Il y a comme un petit vent moral qui souffle en ce moment sur nos sociétés. Un petit vent moral qui, par moments, rime un peu avec glacial.

 

Cela paraît malheureusement conséquent : la moralisation de la vie publique succède désormais aux dérives passées, à l’inertie présente, au je-m’en-foutisme des gardiens des fonds et projets collectifs à qui l’on demande désormais de lutter contre toutes formes de prévarication et de corruption, de l’esprit, des valeurs et même du corps.

 

Dans ce monde où les exigences sont désormais élevées, tout semble possible, par exemple, exiger d’un ministre de l’Environnement nouvellement nommé à Québec qu’il s’engage publiquement à n’utiliser dans sa maison, pour le ménage, que des produits nettoyants à base de vinaigre pur et d’huile essentielle d’orange.
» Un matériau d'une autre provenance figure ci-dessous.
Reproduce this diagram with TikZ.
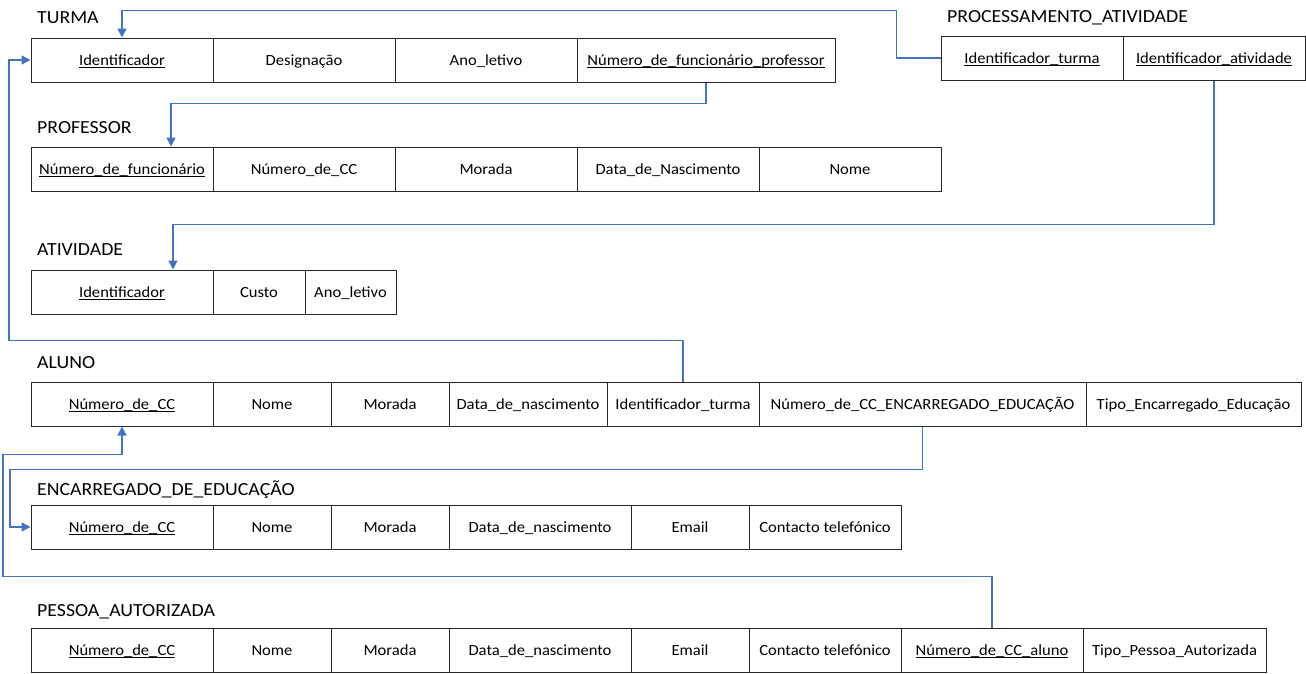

Pour ne pas polluer.

 

La requête n’a pas été encore formulée, mais, par les temps qui courent, David Heurtel — c’est lui le nouveau ministre — s’expose publiquement à des pétitions qui pourraient lui demander, tiens, de ne circuler qu’en Bixi lors de ses passages à Montréal — en portant un casque, bien sûr, pour donner l’exemple —, de ne plus prendre l’avion, un mode de transport qui produit trop de gaz à effet de serre, de ne voyager au Québec qu’en train, plutôt qu’en voiture, ou encore d’isoler sa maison avec de la paille.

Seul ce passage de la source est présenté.